— start of GIVEN ENTRIES —

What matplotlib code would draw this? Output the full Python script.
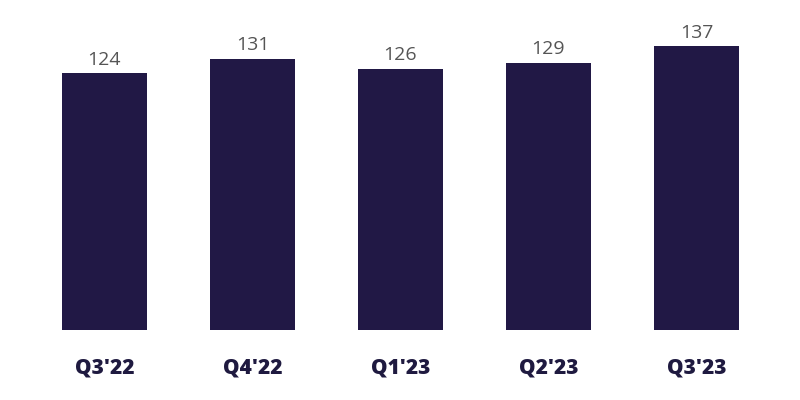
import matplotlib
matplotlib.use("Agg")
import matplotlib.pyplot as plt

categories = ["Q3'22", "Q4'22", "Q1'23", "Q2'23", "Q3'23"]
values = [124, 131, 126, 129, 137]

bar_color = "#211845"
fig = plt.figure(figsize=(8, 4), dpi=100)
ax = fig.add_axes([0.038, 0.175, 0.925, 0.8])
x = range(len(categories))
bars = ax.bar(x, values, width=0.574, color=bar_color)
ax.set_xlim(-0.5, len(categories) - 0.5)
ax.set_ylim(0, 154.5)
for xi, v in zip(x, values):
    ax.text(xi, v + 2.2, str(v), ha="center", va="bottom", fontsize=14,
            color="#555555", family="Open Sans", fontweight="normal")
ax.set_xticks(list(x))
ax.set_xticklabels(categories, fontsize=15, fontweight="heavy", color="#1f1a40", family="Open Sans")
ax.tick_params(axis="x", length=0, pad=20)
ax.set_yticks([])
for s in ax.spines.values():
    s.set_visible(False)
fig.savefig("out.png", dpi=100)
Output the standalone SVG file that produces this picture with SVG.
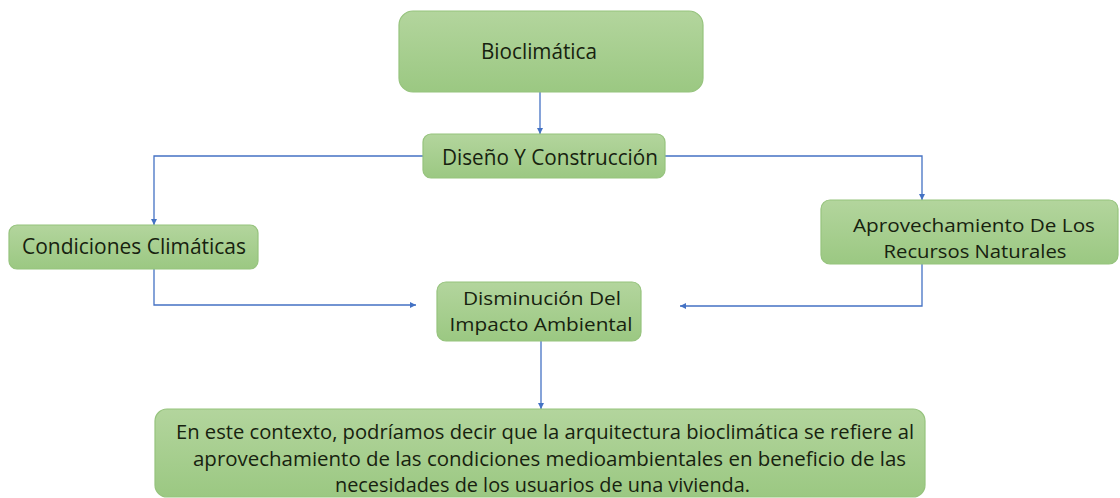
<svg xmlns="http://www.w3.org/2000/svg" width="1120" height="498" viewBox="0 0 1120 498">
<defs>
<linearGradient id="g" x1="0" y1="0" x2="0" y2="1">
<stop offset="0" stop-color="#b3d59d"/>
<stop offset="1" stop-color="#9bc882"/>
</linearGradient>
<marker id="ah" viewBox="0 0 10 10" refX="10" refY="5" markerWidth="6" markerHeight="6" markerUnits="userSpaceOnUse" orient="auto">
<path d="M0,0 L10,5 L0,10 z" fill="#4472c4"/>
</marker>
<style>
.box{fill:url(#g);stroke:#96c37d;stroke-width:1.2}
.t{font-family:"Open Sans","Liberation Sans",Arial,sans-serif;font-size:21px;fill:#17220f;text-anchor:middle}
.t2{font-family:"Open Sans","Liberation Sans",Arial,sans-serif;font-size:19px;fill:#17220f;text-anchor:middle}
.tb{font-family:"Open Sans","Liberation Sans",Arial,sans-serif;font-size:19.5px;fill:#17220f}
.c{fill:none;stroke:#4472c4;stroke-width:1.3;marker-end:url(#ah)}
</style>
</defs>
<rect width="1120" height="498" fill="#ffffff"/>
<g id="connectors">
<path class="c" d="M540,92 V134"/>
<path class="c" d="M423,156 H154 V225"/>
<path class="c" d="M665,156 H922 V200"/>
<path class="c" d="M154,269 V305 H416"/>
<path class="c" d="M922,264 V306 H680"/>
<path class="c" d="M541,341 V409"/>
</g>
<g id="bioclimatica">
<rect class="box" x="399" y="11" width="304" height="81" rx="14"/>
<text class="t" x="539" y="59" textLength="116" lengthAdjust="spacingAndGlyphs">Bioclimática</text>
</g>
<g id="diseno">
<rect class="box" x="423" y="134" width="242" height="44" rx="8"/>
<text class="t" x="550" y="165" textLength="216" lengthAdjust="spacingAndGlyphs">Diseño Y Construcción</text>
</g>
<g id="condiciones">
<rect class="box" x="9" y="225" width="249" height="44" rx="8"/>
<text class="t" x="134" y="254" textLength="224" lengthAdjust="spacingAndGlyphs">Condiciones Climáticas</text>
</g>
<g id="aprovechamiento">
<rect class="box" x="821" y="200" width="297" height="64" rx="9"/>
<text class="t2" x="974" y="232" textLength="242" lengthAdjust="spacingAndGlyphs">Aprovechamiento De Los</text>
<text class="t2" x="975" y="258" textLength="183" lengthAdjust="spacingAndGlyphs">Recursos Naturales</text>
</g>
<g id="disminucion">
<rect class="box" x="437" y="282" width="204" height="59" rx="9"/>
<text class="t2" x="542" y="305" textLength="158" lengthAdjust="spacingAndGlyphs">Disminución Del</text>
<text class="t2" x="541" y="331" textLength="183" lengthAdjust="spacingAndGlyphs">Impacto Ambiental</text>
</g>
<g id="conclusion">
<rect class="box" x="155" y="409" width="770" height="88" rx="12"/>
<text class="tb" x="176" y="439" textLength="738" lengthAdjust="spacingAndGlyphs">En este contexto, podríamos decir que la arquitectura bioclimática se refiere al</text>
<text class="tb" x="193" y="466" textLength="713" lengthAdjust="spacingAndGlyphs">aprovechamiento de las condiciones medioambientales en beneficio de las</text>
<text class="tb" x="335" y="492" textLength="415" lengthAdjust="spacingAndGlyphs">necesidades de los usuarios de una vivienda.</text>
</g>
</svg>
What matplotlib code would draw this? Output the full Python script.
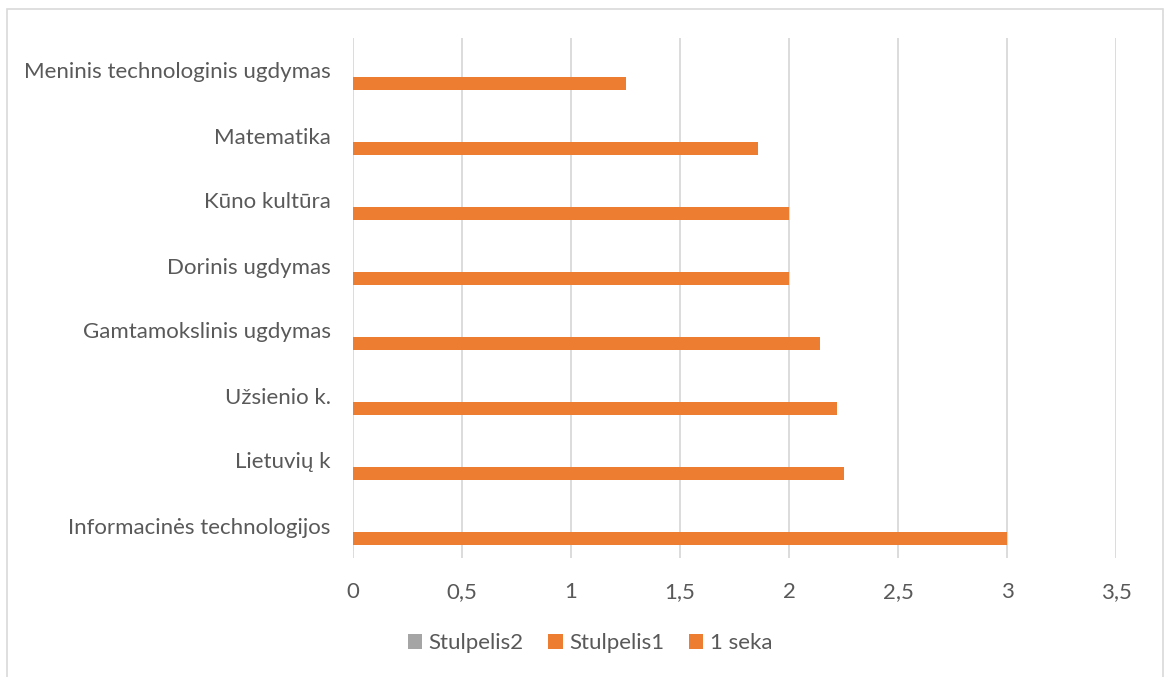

— end of GIVEN ENTRIES —

* **WRITTEN REQUEST**
Only the lines from the start of the material through the line containing "values = [124, 131, 126, 129, 137]" should be transcribed. Pictures stay out.

* **ANSWER TO THIS TASK**
What matplotlib code would draw this? Output the full Python script.
import matplotlib
matplotlib.use("Agg")
import matplotlib.pyplot as plt

categories = ["Q3'22", "Q4'22", "Q1'23", "Q2'23", "Q3'23"]
values = [124, 131, 126, 129, 137]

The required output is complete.